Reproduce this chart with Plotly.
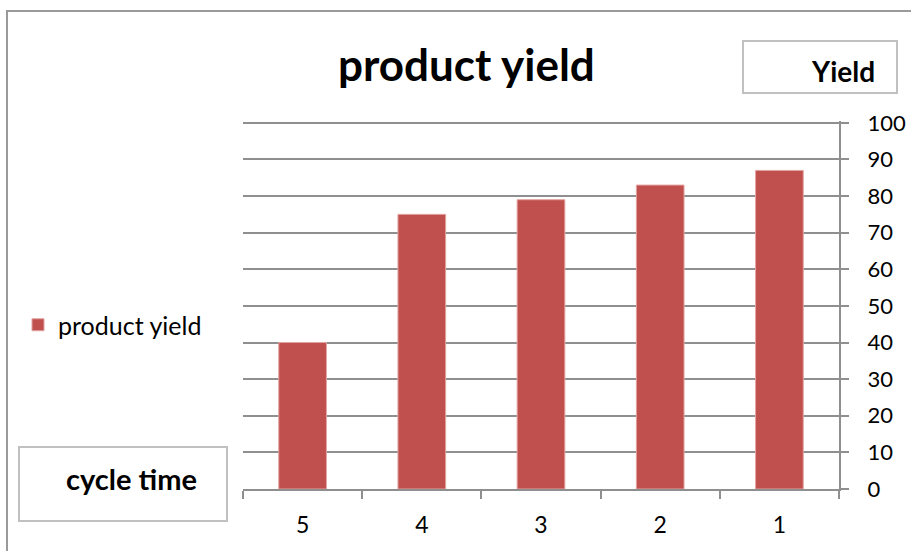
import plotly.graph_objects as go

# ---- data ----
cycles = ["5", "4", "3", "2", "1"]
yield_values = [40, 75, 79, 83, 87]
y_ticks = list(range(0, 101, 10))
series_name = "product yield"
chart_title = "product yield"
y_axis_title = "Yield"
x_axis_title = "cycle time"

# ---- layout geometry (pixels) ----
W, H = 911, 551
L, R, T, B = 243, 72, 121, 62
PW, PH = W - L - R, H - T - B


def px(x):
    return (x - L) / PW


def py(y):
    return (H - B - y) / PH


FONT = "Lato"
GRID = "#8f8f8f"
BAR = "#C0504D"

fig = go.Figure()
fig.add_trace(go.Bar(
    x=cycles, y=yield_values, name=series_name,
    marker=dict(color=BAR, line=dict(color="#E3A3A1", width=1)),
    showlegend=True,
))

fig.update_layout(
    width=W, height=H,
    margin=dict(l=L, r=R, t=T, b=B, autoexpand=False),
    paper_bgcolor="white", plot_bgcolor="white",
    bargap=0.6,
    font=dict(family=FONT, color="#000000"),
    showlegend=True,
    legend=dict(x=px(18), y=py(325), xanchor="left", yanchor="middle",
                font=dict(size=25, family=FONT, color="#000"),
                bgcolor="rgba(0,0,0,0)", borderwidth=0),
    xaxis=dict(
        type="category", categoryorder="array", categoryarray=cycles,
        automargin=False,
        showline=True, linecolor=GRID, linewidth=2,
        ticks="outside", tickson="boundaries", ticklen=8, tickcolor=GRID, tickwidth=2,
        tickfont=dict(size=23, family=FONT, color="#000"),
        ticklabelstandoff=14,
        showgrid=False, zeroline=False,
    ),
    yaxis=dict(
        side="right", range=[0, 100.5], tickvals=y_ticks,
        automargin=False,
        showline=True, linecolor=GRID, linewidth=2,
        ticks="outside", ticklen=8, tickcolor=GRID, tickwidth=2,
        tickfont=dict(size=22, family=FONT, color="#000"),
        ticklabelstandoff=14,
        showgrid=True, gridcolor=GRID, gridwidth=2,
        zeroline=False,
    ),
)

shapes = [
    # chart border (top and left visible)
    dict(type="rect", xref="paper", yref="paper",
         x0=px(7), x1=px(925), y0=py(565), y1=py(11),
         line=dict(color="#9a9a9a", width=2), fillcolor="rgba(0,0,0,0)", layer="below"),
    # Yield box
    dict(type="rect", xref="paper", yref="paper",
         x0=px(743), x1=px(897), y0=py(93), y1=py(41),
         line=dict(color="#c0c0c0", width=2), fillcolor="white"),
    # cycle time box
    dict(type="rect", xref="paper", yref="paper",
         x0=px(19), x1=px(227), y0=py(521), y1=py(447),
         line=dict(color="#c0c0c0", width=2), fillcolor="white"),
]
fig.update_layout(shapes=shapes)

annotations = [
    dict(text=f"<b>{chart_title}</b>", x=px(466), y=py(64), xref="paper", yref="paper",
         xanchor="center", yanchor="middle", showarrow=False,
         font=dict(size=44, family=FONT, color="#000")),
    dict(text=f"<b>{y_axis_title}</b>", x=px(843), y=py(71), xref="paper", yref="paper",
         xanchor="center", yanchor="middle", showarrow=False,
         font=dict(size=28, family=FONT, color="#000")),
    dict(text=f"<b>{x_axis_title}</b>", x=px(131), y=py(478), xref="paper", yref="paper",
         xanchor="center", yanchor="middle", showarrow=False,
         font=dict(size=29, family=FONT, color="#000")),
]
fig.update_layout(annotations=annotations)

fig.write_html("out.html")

____________________

Exercise objective: Using the data above, print every line exactly, omitting pictures.

Task output:
Reproduce this chart with Plotly.
import plotly.graph_objects as go

# ---- data ----
cycles = ["5", "4", "3", "2", "1"]
yield_values = [40, 75, 79, 83, 87]
y_ticks = list(range(0, 101, 10))
series_name = "product yield"
chart_title = "product yield"
y_axis_title = "Yield"
x_axis_title = "cycle time"

# ---- layout geometry (pixels) ----
W, H = 911, 551
L, R, T, B = 243, 72, 121, 62
PW, PH = W - L - R, H - T - B


def px(x):
    return (x - L) / PW


def py(y):
    return (H - B - y) / PH


FONT = "Lato"
GRID = "#8f8f8f"
BAR = "#C0504D"

fig = go.Figure()
fig.add_trace(go.Bar(
    x=cycles, y=yield_values, name=series_name,
    marker=dict(color=BAR, line=dict(color="#E3A3A1", width=1)),
    showlegend=True,
))

fig.update_layout(
    width=W, height=H,
    margin=dict(l=L, r=R, t=T, b=B, autoexpand=False),
    paper_bgcolor="white", plot_bgcolor="white",
    bargap=0.6,
    font=dict(family=FONT, color="#000000"),
    showlegend=True,
    legend=dict(x=px(18), y=py(325), xanchor="left", yanchor="middle",
                font=dict(size=25, family=FONT, color="#000"),
                bgcolor="rgba(0,0,0,0)", borderwidth=0),
    xaxis=dict(
        type="category", categoryorder="array", categoryarray=cycles,
        automargin=False,
        showline=True, linecolor=GRID, linewidth=2,
        ticks="outside", tickson="boundaries", ticklen=8, tickcolor=GRID, tickwidth=2,
        tickfont=dict(size=23, family=FONT, color="#000"),
        ticklabelstandoff=14,
        showgrid=False, zeroline=False,
    ),
    yaxis=dict(
        side="right", range=[0, 100.5], tickvals=y_ticks,
        automargin=False,
        showline=True, linecolor=GRID, linewidth=2,
        ticks="outside", ticklen=8, tickcolor=GRID, tickwidth=2,
        tickfont=dict(size=22, family=FONT, color="#000"),
        ticklabelstandoff=14,
        showgrid=True, gridcolor=GRID, gridwidth=2,
        zeroline=False,
    ),
)

shapes = [
    # chart border (top and left visible)
    dict(type="rect", xref="paper", yref="paper",
         x0=px(7), x1=px(925), y0=py(565), y1=py(11),
         line=dict(color="#9a9a9a", width=2), fillcolor="rgba(0,0,0,0)", layer="below"),
    # Yield box
    dict(type="rect", xref="paper", yref="paper",
         x0=px(743), x1=px(897), y0=py(93), y1=py(41),
         line=dict(color="#c0c0c0", width=2), fillcolor="white"),
    # cycle time box
    dict(type="rect", xref="paper", yref="paper",
         x0=px(19), x1=px(227), y0=py(521), y1=py(447),
         line=dict(color="#c0c0c0", width=2), fillcolor="white"),
]
fig.update_layout(shapes=shapes)

annotations = [
    dict(text=f"<b>{chart_title}</b>", x=px(466), y=py(64), xref="paper", yref="paper",
         xanchor="center", yanchor="middle", showarrow=False,
         font=dict(size=44, family=FONT, color="#000")),
    dict(text=f"<b>{y_axis_title}</b>", x=px(843), y=py(71), xref="paper", yref="paper",
         xanchor="center", yanchor="middle", showarrow=False,
         font=dict(size=28, family=FONT, color="#000")),
    dict(text=f"<b>{x_axis_title}</b>", x=px(131), y=py(478), xref="paper", yref="paper",
         xanchor="center", yanchor="middle", showarrow=False,
         font=dict(size=29, family=FONT, color="#000")),
]
fig.update_layout(annotations=annotations)

fig.write_html("out.html")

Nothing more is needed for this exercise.